• _Stated goal_
Starting at the first line of the data, print each line verbatim up to and including the line bearing "parts = ['all', 'part", omitting pictures.

• _Available data_
- - - - - - -

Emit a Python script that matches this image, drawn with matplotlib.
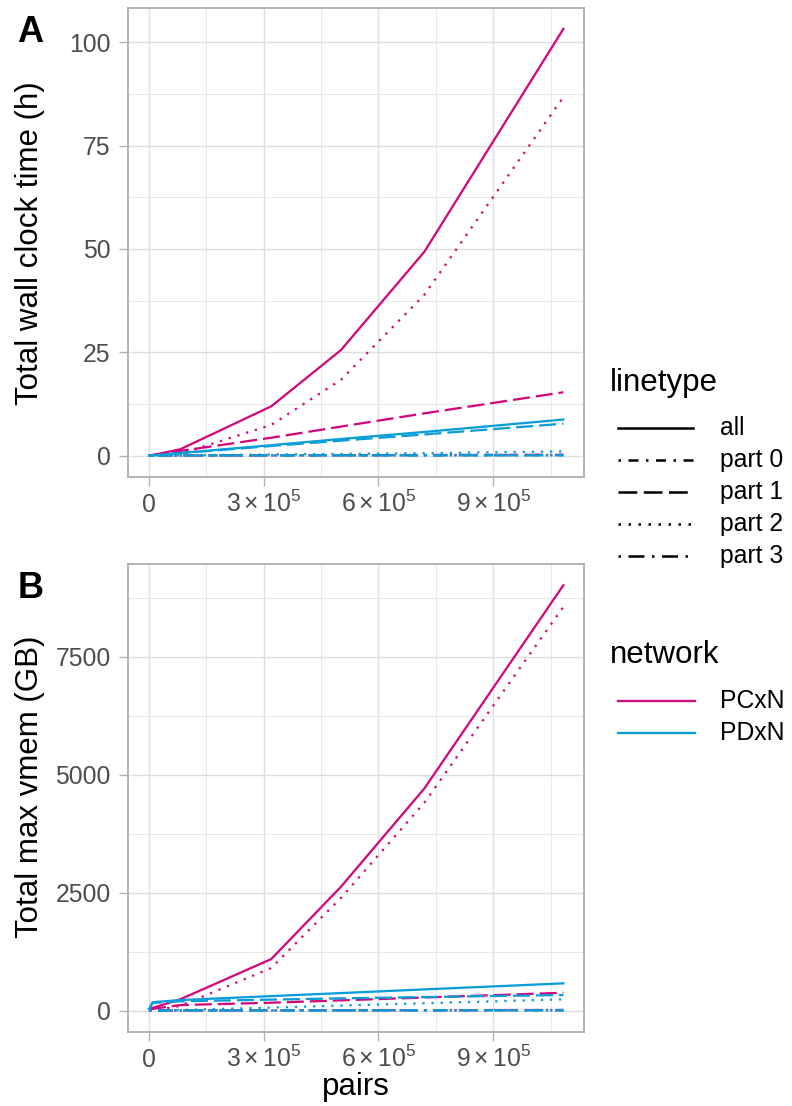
import matplotlib
matplotlib.use('Agg')
import matplotlib.pyplot as plt
from matplotlib.ticker import FixedLocator, FuncFormatter

plt.rcParams['font.family'] = ['Liberation Sans', 'DejaVu Sans']
plt.rcParams['mathtext.fontset'] = 'custom'
plt.rcParams['mathtext.rm'] = 'Liberation Sans'
plt.rcParams['mathtext.it'] = 'Liberation Sans:italic'
plt.rcParams['mathtext.bf'] = 'Liberation Sans:bold'

# number of gene pairs per run
pairs = [1e3, 1e4, 8.2e4, 3.2e5, 5.02e5, 7.2e5, 1.083e6]
networks = ['PCxN', 'PDxN']
parts = ['all', 'part 0', 'part 1', 'part 2', 'part 3']

# total wall clock time (h)
time_pcxn_all = [0.0, 0.1, 1.5, 11.9, 25.5, 49.3, 103.2]
time_pcxn_p0 = [0.0, 0.0, 0.02, 0.05, 0.08, 0.12, 0.18]
time_pcxn_p1 = [0.0, 0.1, 1.1, 4.3, 7.0, 10.2, 15.3]
time_pcxn_p2 = [0.0, 0.0, 0.4, 7.4, 18.3, 38.9, 86.7]
time_pcxn_p3 = [0.0, 0.0, 0.01, 0.05, 0.08, 0.1, 0.15]
time_pdxn_all = [0.0, 0.02, 0.6, 2.5, 4.0, 5.7, 8.7]
time_pdxn_p0 = [0.0, 0.0, 0.01, 0.02, 0.03, 0.04, 0.05]
time_pdxn_p1 = [0.0, 0.02, 0.55, 2.3, 3.6, 5.1, 7.7]
time_pdxn_p2 = [0.0, 0.0, 0.05, 0.25, 0.38, 0.55, 1.0]
time_pdxn_p3 = [0.0, 0.0, 0.01, 0.02, 0.03, 0.04, 0.05]

# total max vmem (GB)
vmem_pcxn_all = [36, 60, 241, 1095, 2627, 4712, 9019]
vmem_pcxn_p0 = [5, 5, 6, 8, 10, 12, 15]
vmem_pcxn_p1 = [20, 40, 120, 170, 220, 280, 381]
vmem_pcxn_p2 = [5, 10, 100, 905, 2390, 4410, 8560]
vmem_pcxn_p3 = [5, 5, 6, 8, 10, 12, 15]
vmem_pdxn_all = [36, 180, 226, 310, 374, 452, 580]
vmem_pdxn_p0 = [3, 3, 4, 5, 6, 7, 8]
vmem_pdxn_p1 = [20, 165, 200, 235, 262, 290, 333]
vmem_pdxn_p2 = [0, 5, 17, 65, 110, 158, 241]
vmem_pdxn_p3 = [3, 3, 4, 5, 6, 7, 8]

time_data = {
    'PCxN': [time_pcxn_all, time_pcxn_p0, time_pcxn_p1, time_pcxn_p2, time_pcxn_p3],
    'PDxN': [time_pdxn_all, time_pdxn_p0, time_pdxn_p1, time_pdxn_p2, time_pdxn_p3],
}
vmem_data = {
    'PCxN': [vmem_pcxn_all, vmem_pcxn_p0, vmem_pcxn_p1, vmem_pcxn_p2, vmem_pcxn_p3],
    'PDxN': [vmem_pdxn_all, vmem_pdxn_p0, vmem_pdxn_p1, vmem_pdxn_p2, vmem_pdxn_p3],
}

colors = {'PCxN': '#D10A7C', 'PDxN': '#0B9DD8'}
styles = ['-', (0, (1, 3, 4, 3)), (0, (7.5, 2.6)), (0, (1, 3)), (0, (1, 3, 6.4, 3))]
LW = 1.64

W, H = 792, 1106
fig = plt.figure(figsize=(W / 100, H / 100), dpi=100)


def box(left, top, right, bottom):
    return [left / W, 1 - bottom / H, (right - left) / W, (bottom - top) / H]


def xfmt(v, pos):
    if v == 0:
        return '0'
    return r'$%d\times10^{5}$' % round(v / 1e5)


def style_axes(ax, ymajor, yminor, ylim):
    ax.set_xlim(-54150, 1.137e6)
    ax.set_ylim(*ylim)
    ax.xaxis.set_major_locator(FixedLocator([0, 3e5, 6e5, 9e5]))
    ax.xaxis.set_minor_locator(FixedLocator([1.5e5, 4.5e5, 7.5e5, 1.05e6]))
    ax.xaxis.set_major_formatter(FuncFormatter(xfmt))
    ax.yaxis.set_major_locator(FixedLocator(ymajor))
    ax.yaxis.set_minor_locator(FixedLocator(yminor))
    ax.grid(which='major', color='#DEDEDE', lw=1.0)
    ax.grid(which='minor', color='#E8E8E8', lw=0.7)
    ax.set_axisbelow(True)
    for s in ax.spines.values():
        s.set_color('#B3B3B3')
        s.set_linewidth(1.4)
    ax.tick_params(which='major', length=6.5, width=1.0, color='#B3B3B3',
                   labelsize=17.8, labelcolor='#4D4D4D')
    ax.tick_params(axis='y', pad=6)
    ax.tick_params(axis='x', pad=18.5)
    ax.tick_params(which='minor', length=0)
    for lab in ax.get_xticklabels():
        lab.set_va('baseline')


def draw_panel(ax, data):
    for net in networks:
        for series, ls in zip(data[net], styles):
            ax.plot(pairs, series, color=colors[net], lw=LW, linestyle=ls)


ax_a = fig.add_axes(box(128, 7.5, 584, 477))
draw_panel(ax_a, time_data)
style_axes(ax_a, [0, 25, 50, 75, 100], [12.5, 37.5, 62.5, 87.5], (-5.2, 108.4))

ax_b = fig.add_axes(box(128, 564, 584, 1032))
draw_panel(ax_b, vmem_data)
style_axes(ax_b, [0, 2500, 5000, 7500], [1250, 3750, 6250, 8750], (-451, 9470))

# overlay in pixel units for titles, tags and legends
ov = fig.add_axes([0, 0, 1, 1])
ov.set_xlim(0, W)
ov.set_ylim(H, 0)
ov.axis('off')
ov.patch.set_visible(False)

ov.text(30, 33, 'A', fontsize=26, fontweight='bold', ha='center', va='center')
ov.text(30.5, 588, 'B', fontsize=26, fontweight='bold', ha='center', va='center')
ov.text(30, 243, 'Total wall clock time (h)', fontsize=22.5, rotation=90,
        ha='center', va='center')
ov.text(30, 787, 'Total max vmem (GB)', fontsize=22.5, rotation=90,
        ha='center', va='center')
ov.text(356, 1087, 'pairs', fontsize=22.5, ha='center', va='center')

# linetype legend
ov.text(610, 383, 'linetype', fontsize=22.5, ha='left', va='center')
for i, (name, ls) in enumerate(zip(parts, styles)):
    y = 428 + 32 * i
    ov.plot([618, 693], [y, y], color='black', lw=1.8, linestyle=ls)
    ov.text(720, y, name, fontsize=17.8, ha='left', va='center')

# network legend
ov.text(610, 655, 'network', fontsize=22.5, ha='left', va='center')
for i, net in enumerate(networks):
    y = 701 + 31.5 * i
    ov.plot([618, 695], [y, y], color=colors[net], lw=LW)
    ov.text(720, y, net, fontsize=17.8, ha='left', va='center')

fig.savefig('out.png', dpi=100)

- - - - - - -

• _The answer_
Emit a Python script that matches this image, drawn with matplotlib.
import matplotlib
matplotlib.use('Agg')
import matplotlib.pyplot as plt
from matplotlib.ticker import FixedLocator, FuncFormatter

plt.rcParams['font.family'] = ['Liberation Sans', 'DejaVu Sans']
plt.rcParams['mathtext.fontset'] = 'custom'
plt.rcParams['mathtext.rm'] = 'Liberation Sans'
plt.rcParams['mathtext.it'] = 'Liberation Sans:italic'
plt.rcParams['mathtext.bf'] = 'Liberation Sans:bold'

# number of gene pairs per run
pairs = [1e3, 1e4, 8.2e4, 3.2e5, 5.02e5, 7.2e5, 1.083e6]
networks = ['PCxN', 'PDxN']
parts = ['all', 'part 0', 'part 1', 'part 2', 'part 3']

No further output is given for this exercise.